I think it’s possible to have, especially now with the new U.S. administration, a strong U.S.-Canadian partnership on Latin America and on Cuba in particular. I think that partnership should obviously reach out to our Latin American friends. That partnership should then drive the international labor movement.
So let’s start building that U.S.-Canada friendship here. In the past there has been a kind of good cop-bad cop routine, as a Canadian friend once put it to me, where the Canadians engage and conduct programs that have the consent of the Cuban government, while the U.S. supports dissidents and human rights advocates and so forth. But I think that now it should be possible to really work together.
I think we really have to build a common policy here, a bipartisan policy in the U.S., and then a hemispheric policy and a global policy. And I think that can be done. If the Cubans decide that they want to circle the wagons, that they’re not interested in reform, they’re basically saying, it’s all or nothing.
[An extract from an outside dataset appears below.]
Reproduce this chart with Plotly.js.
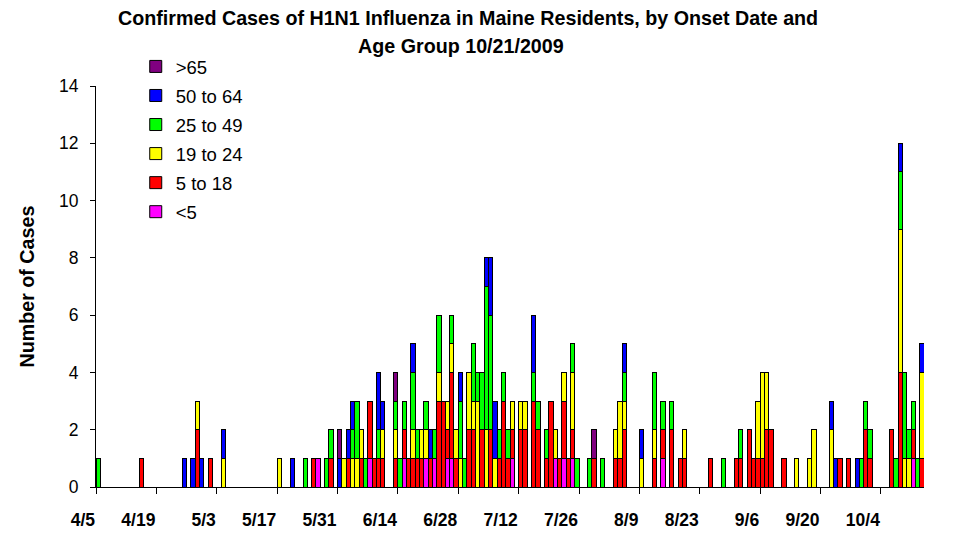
<!DOCTYPE html>
<html>
<head>
<meta charset="utf-8">
<script src="https://cdn.plot.ly/plotly-3.0.1.min.js"></script>
<style>html,body{margin:0;padding:0;background:#fff;}#chart{width:954px;height:538px;}</style>
</head>
<body>
<div id="chart"></div>
<script>
// Onset dates that have at least one case
const onsetDates = [
 '2009-04-05','2009-04-15','2009-04-25','2009-04-27','2009-04-28','2009-04-29','2009-05-01','2009-05-04','2009-05-17','2009-05-20',
 '2009-05-23','2009-05-25','2009-05-26','2009-05-28','2009-05-29','2009-05-31','2009-06-01','2009-06-02','2009-06-03','2009-06-04',
 '2009-06-05','2009-06-06','2009-06-07','2009-06-08','2009-06-09','2009-06-10','2009-06-13','2009-06-14','2009-06-15','2009-06-16',
 '2009-06-17','2009-06-18','2009-06-19','2009-06-20','2009-06-21','2009-06-22','2009-06-23','2009-06-24','2009-06-25','2009-06-26',
 '2009-06-27','2009-06-28','2009-06-29','2009-06-30','2009-07-01','2009-07-02','2009-07-03','2009-07-04','2009-07-05','2009-07-06',
 '2009-07-07','2009-07-08','2009-07-09','2009-07-10','2009-07-12','2009-07-13','2009-07-15','2009-07-16','2009-07-18','2009-07-19',
 '2009-07-20','2009-07-21','2009-07-22','2009-07-23','2009-07-24','2009-07-25','2009-07-28','2009-07-29','2009-07-31','2009-08-03',
 '2009-08-04','2009-08-05','2009-08-09','2009-08-12','2009-08-14','2009-08-16','2009-08-18','2009-08-19','2009-08-25','2009-08-28',
 '2009-08-31','2009-09-01','2009-09-03','2009-09-04','2009-09-05','2009-09-06','2009-09-07','2009-09-08','2009-09-11','2009-09-14',
 '2009-09-17','2009-09-18','2009-09-22','2009-09-23','2009-09-24','2009-09-26','2009-09-28','2009-09-29','2009-09-30','2009-10-01',
 '2009-10-06','2009-10-07','2009-10-08','2009-10-09','2009-10-10','2009-10-11','2009-10-12','2009-10-13'
];

const ageUnder5 = [
 0,0,0,0,0,0,0,0,0,0,
 0,0,1,0,0,0,0,0,0,0,
 0,0,1,0,0,0,0,0,1,0,
 0,0,0,1,0,1,0,0,1,1,
 0,0,0,0,0,0,0,0,0,0,
 0,0,0,1,0,0,0,0,0,0,
 1,0,1,0,1,0,0,0,0,0,
 0,0,0,0,1,0,0,0,0,0,
 0,0,0,0,0,0,0,0,0,0,
 0,0,0,0,0,0,0,0,0,0,
 0,0,0,0,0,1,0,0
];
const age5to18 = [
 0,1,0,0,2,0,1,0,0,0,
 0,1,0,0,1,0,0,1,0,0,
 1,0,2,1,1,1,1,0,1,1,
 1,1,1,0,1,0,3,3,1,3,
 1,0,0,2,2,0,2,0,2,0,
 1,3,1,1,2,2,3,2,1,3,
 0,1,2,1,1,0,0,1,0,1,
 1,2,0,1,1,2,1,1,1,0,
 1,1,2,1,1,1,2,2,1,0,
 0,0,0,0,1,1,0,0,2,1,
 2,0,4,0,0,1,0,1
];
const age19to24 = [
 0,0,0,0,1,0,0,1,1,0,
 0,0,0,0,0,0,1,0,1,1,
 1,0,0,0,0,1,1,0,0,0,
 1,0,1,1,0,0,1,0,1,1,
 1,1,0,2,1,3,0,2,0,1,
 0,0,0,1,1,1,0,0,0,0,
 1,0,1,0,2,0,0,0,0,1,
 2,1,1,1,0,0,0,1,0,0,
 0,0,0,0,2,3,2,0,0,1,
 1,2,2,0,0,0,0,0,0,0,
 0,0,5,1,1,0,0,3
];
const age25to49 = [
 1,0,0,0,0,0,0,0,0,0,
 1,0,0,1,1,0,0,0,1,2,
 0,1,0,0,1,0,1,1,1,0,
 2,1,0,1,0,1,2,0,0,1,
 0,2,1,0,2,1,2,5,4,0,
 1,1,1,0,0,0,1,1,1,0,
 0,0,0,0,1,1,1,0,1,0,
 0,1,0,2,1,1,0,0,0,1,
 0,1,0,0,0,0,0,0,0,0,
 0,0,0,0,0,0,0,1,1,1,
 0,1,2,3,1,1,1,0
];
const age50to64 = [
 0,0,1,1,0,1,0,1,0,1,
 0,0,0,0,0,1,0,1,1,0,
 0,0,0,0,2,1,0,0,0,0,
 1,0,0,0,1,0,0,0,0,0,
 0,1,0,0,0,0,0,1,2,2,
 0,0,0,0,0,0,2,0,0,0,
 0,0,0,0,0,0,0,0,0,0,
 0,1,1,0,0,0,0,0,0,0,
 0,0,0,0,0,0,0,0,0,0,
 0,0,1,1,0,0,1,0,0,0,
 0,0,1,0,0,0,0,1
];
const ageOver65 = [
 0,0,0,0,0,0,0,0,0,0,
 0,0,0,0,0,1,0,0,0,0,
 0,0,0,0,0,0,1,0,0,0,
 0,0,0,0,0,0,0,0,0,0,
 0,0,0,0,0,0,0,0,0,0,
 0,0,0,0,0,0,0,0,0,0,
 0,0,0,0,0,0,0,1,0,0,
 0,0,0,0,0,0,0,0,0,0,
 0,0,0,0,0,0,0,0,0,0,
 0,0,0,0,0,0,0,0,0,0,
 0,0,0,0,0,0,0,0
];

const groupNames = ['<5', '5 to 18', '19 to 24', '25 to 49', '50 to 64', '>65'];
const groupValues = [ageUnder5, age5to18, age19to24, age25to49, age50to64, ageOver65];
const groupColors = ['#FF00FF', '#FF0000', '#FFFF00', '#00FF00', '#0000FF', '#800080'];

const tickDates = ['2009-04-05','2009-04-19','2009-05-03','2009-05-17','2009-05-31','2009-06-14','2009-06-28',
                   '2009-07-12','2009-07-26','2009-08-09','2009-08-23','2009-09-06','2009-09-20','2009-10-04'];
const tickLabels = ['4/5','4/19','5/3','5/17','5/31','6/14','6/28','7/12','7/26','8/9','8/23','9/6','9/20','10/4'];

const DAY = 86400000;
const FONT = 'Arial, "Liberation Sans", sans-serif';

const traces = groupNames.map((name, i) => ({
  type: 'bar',
  name: name,
  x: onsetDates,
  y: groupValues[i],
  xperiod: DAY,
  xperiodalignment: 'middle',
  width: DAY,
  legendgroup: 'g' + i,
  legendrank: 1000 - i,
  marker: { color: groupColors[i], line: { color: '#000000', width: 1 } },
  hoverinfo: 'x+y+name'
}));

const layout = {
  width: 954, height: 538,
  margin: { l: 96, r: 30, t: 86, b: 51 },
  paper_bgcolor: '#ffffff', plot_bgcolor: '#ffffff',
  barmode: 'stack', bargap: 0,
  font: { family: FONT, color: '#000000' },
  showlegend: true,
  legend: {
    x: 0.048, y: 1.095, xanchor: 'left', yanchor: 'top',
    traceorder: 'grouped', tracegroupgap: 2,
    bgcolor: 'rgba(0,0,0,0)',
    font: { family: FONT, size: 18.5, color: '#000000' }
  },
  xaxis: {
    type: 'date',
    range: ['2009-04-05', '2009-10-14'],
    tickmode: 'array', tickvals: tickDates, ticktext: tickLabels,
    ticks: 'outside', ticklen: 6, tickcolor: '#000000', tickwidth: 1,
    ticklabelposition: 'outside left',
    ticklabelstandoff: 17,
    tickfont: { family: FONT, size: 17.5, weight: 'bold', color: '#000000' },
    showline: true, linecolor: '#000000', linewidth: 1,
    showgrid: false, zeroline: false, fixedrange: true
  },
  yaxis: {
    range: [0, 14], dtick: 2, tick0: 0,
    ticks: 'outside', ticklen: 5, tickcolor: '#000000', tickwidth: 1,
    ticklabelstandoff: 8,
    tickfont: { family: FONT, size: 17.5, color: '#000000' },
    showline: true, linecolor: '#000000', linewidth: 1,
    showgrid: false, zeroline: false, fixedrange: true
  },
  annotations: [
    { text: '<b>Confirmed Cases of H1N1 Influenza in Maine Residents, by Onset Date and</b>',
      xref: 'paper', yref: 'paper', x: 0.449, y: 1.17, xanchor: 'center', yanchor: 'middle',
      showarrow: false, font: { family: FONT, size: 19.7, color: '#000000' } },
    { text: '<b>Age Group 10/21/2009</b>',
      xref: 'paper', yref: 'paper', x: 0.441, y: 1.099, xanchor: 'center', yanchor: 'middle',
      showarrow: false, font: { family: FONT, size: 19.7, color: '#000000' } },
    { text: '<b>Number of Cases</b>',
      xref: 'paper', yref: 'paper', x: -0.0845, y: 0.5, xanchor: 'center', yanchor: 'middle',
      textangle: -90, showarrow: false, font: { family: FONT, size: 19.7, color: '#000000' } }
  ]
};

Plotly.newPlot('chart', traces, layout, { displayModeBar: false, staticPlot: true });
</script>
</body>
</html>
In that case I think there has to be stepped up solidarity to the movements inside Cuba, and we have to find ways of identifying with those people, to do all the kinds of things I talked about – to develop and strengthen the different channels that we have of connecting with the youth, connecting with people like Antúnez, connecting with the workers, connecting with the women activists, connecting with all of these people. We need to give them more visibility, give them more support, give them more resources to fight with. And give them more legitimacy, to counter the Castro government’s attempt to portray such people as a bunch of mercenaries. The regime says that it represents legitimate nationalism, that it represents the people even though it was never elected. Now that’s a lie, and that lie has to be exposed.
MR. DONAHUE: All right, sir. Once again, Carl, thank you very, very much. I said earlier we’re in your debt. We remain in your debt. And thank you.